On DVD (Released 2001). R-Rated, 105 minutes.
This film tells the story of Tenoch (Diego Luna) and Julio (Gael Garcia Bernal), 2 best friends in Mexico City finishing high school and preparing for college, and their fateful trip with Luisa (Maribel Verdu), a world weary married Spaniard that recently located to Mexico City.
Tenoch is the privileged son of a cabinet level official in the Mexican government and Julio is a middle class Mexican. Together they raise hell liek most 18 year old boys and pretend to have the world figured out, despite a dearth of actual life experience. Luisa is married, in her late twenties, and has experienced significant tragedy in her life. After learning of her husband's infidelities and receiving disturbing news regarding her health, she decides to take up the boys' offer of traveling to a deserted beach. Their journey is both literal and figurative, as each character changes along the way.
The film is densely layered with images of the culture and life of Mexico, and in that regard it seems like Cuaron's ode to his home country.
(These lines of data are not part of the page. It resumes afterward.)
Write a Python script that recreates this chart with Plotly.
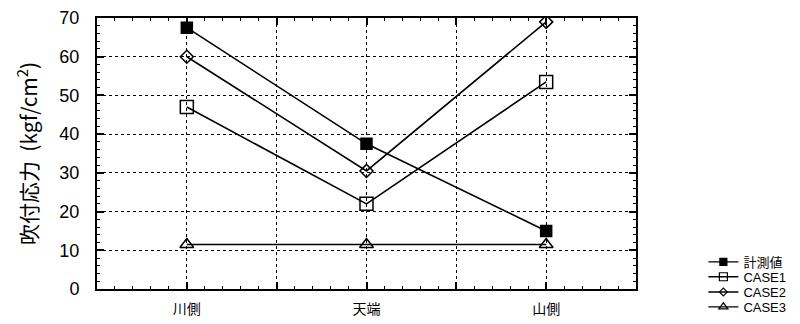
import plotly.graph_objects as go

# Measurement positions and shotcrete stresses (kgf/cm2)
positions = ["川側", "天端", "山側"]
measured = [67.5, 37.5, 15.0]
case1 = [47.0, 22.0, 53.5]
case2 = [60.0, 30.5, 69.0]
case3 = [11.5, 11.5, 11.5]

# name, values, symbol, plot marker size, legend marker size
series = [
    ("計測値", measured, "square", 11, 7),
    ("CASE1", case1, "square-open", 13, 8),
    ("CASE2", case2, "diamond-open", 10, 6),
    ("CASE3", case3, "triangle-up-open", 12, 8),
]

xpos = list(range(len(positions)))

# one small legend box per series so the entries sit close together
legend_ids = ["legend", "legend2", "legend3", "legend4"]
legend_y = [0.10, 0.045, -0.011, -0.066]

fig = go.Figure()
for (name, vals, sym, size, lsize), lid in zip(series, legend_ids):
    fig.add_trace(go.Scatter(
        x=xpos, y=vals, name=name, mode="lines+markers", showlegend=False,
        line=dict(color="black", width=1.6),
        marker=dict(symbol=sym, size=size, color="black",
                    line=dict(color="black", width=1.5)),
    ))
    # legend-only entry with a smaller symbol
    fig.add_trace(go.Scatter(
        x=[None], y=[None], name=name, mode="lines+markers", legend=lid,
        line=dict(color="black", width=1.4),
        marker=dict(symbol=sym, size=lsize, color="black",
                    line=dict(color="black", width=1.2)),
    ))

# extra axis carrying the dotted gridlines between the positions
fig.add_trace(go.Scatter(x=[0.5, 1.5], y=[None, None], xaxis="x2",
                         showlegend=False, hoverinfo="skip"))

legend_style = dict(x=1.125, xanchor="left", yanchor="middle",
                    font=dict(size=13, family="Liberation Sans, Noto Sans CJK JP"),
                    bgcolor="rgba(0,0,0,0)", borderwidth=0)
legends = {lid: dict(y=ly, **legend_style) for lid, ly in zip(legend_ids, legend_y)}

fig.update_layout(
    width=800, height=324,
    margin=dict(l=97, r=164, t=18, b=35, autoexpand=False),
    paper_bgcolor="white", plot_bgcolor="white",
    font=dict(family="Liberation Sans Narrow, Liberation Sans, Arial", color="black"),
    showlegend=True,
    **legends,
    xaxis=dict(
        range=[-0.5, 2.5], tickmode="array", tickvals=xpos, ticktext=positions,
        ticks="inside", ticklen=7, tickwidth=1.5, tickcolor="black",
        showline=True, linecolor="black", linewidth=2, mirror="ticks",
        showgrid=True, gridcolor="black", griddash="dot", gridwidth=1,
        zeroline=False, ticklabelstandoff=6,
        tickfont=dict(size=14, family="Noto Sans CJK JP"),
        minor=dict(dtick=0.1, tick0=0, ticks="inside", ticklen=3,
                   tickcolor="black", tickwidth=1, showgrid=False),
    ),
    xaxis2=dict(
        range=[-0.5, 2.5], overlaying="x", side="bottom", anchor="y",
        tickmode="array", tickvals=[0.5, 1.5], showticklabels=False,
        ticks="inside", ticklen=7, tickwidth=1.5, tickcolor="black",
        showline=False, mirror="ticks",
        showgrid=True, gridcolor="black", griddash="dot", gridwidth=1,
        zeroline=False,
    ),
    yaxis=dict(
        range=[0, 70], dtick=10, tick0=0,
        ticks="inside", ticklen=7, tickwidth=1.5, tickcolor="black",
        showline=True, linecolor="black", linewidth=2, mirror="ticks",
        showgrid=True, gridcolor="black", griddash="dot", gridwidth=1,
        zeroline=False, ticklabelstandoff=12,
        tickfont=dict(size=18),
        minor=dict(dtick=2, ticks="inside", ticklen=3,
                   tickcolor="black", tickwidth=1, showgrid=False),
        title=dict(text="吹付応力  (kgf/cm<sup>2</sup>)",
                   font=dict(size=21, family="Noto Sans CJK JP"), standoff=16),
    ),
)

fig.write_html("out.html")
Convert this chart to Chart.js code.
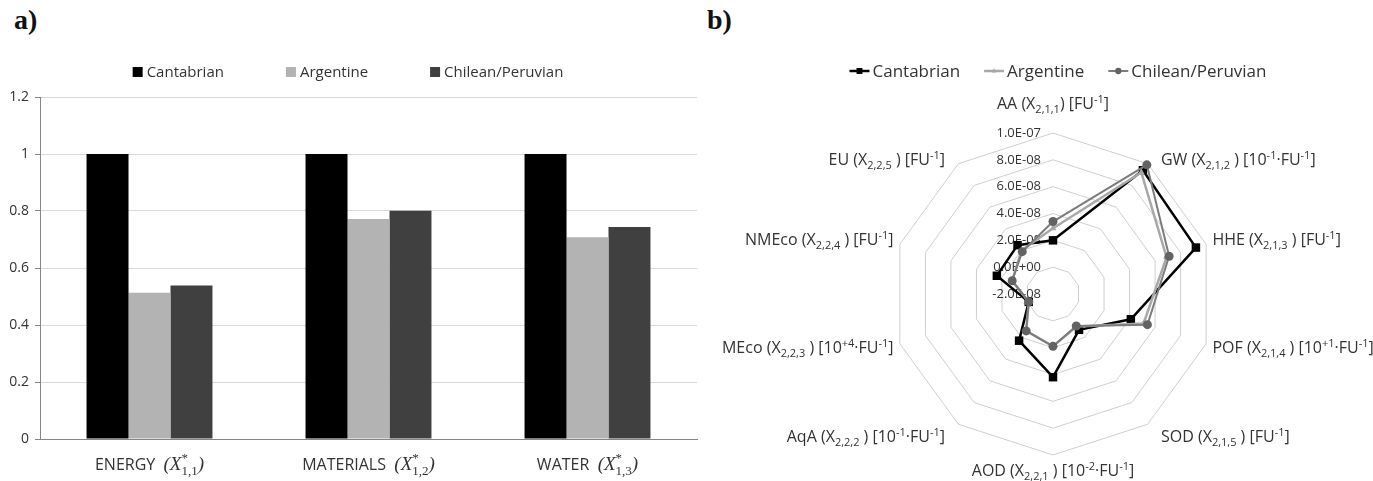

As in Children of Men, the setting and circumstances of the film are as important as the story and the characters. Several themes are explored, all intelligently and without pretense: indifference to poverty, class issues, male/female sexuality, the adolescence of males, environmental issues, coming of age and the impact of time and tragedy on the soul, and homosexuality in Mexican culture.
The most interesting themes for me involved Mexico and its culture and poverty, juxtaposed against the unaffected and carefree boys. The sexual issues were not especially interesting, especially the scene at the end of the film involving implausible actions by the 2 boys that ultimately spells the demise of their friendship. If not for that scene, this movie would have gotten an A-.
Favorite scenes: The entire sequence at the beach with Chuy and his family, itinerant fishermen that guide the trio around the beautiful and uninhabited beaches of Mexico.
2 comments:
I saw this four years ago and completely concur with your opinion regarding the sexual scene towards the end. Honestly, a fair amount of the sexual content seemed a bit forced to me, and, as you say, was some of the least interesting aspects of the film. Still, the film is extraordinarily well made and introduces us to Bernal. It's been too long since I've seen it, but I'd place it around a B as well.
I had a problem with the pool scene as well. Unless it is being thrown in Jodie Foster's face, I seem to have a problem seeing man-seed.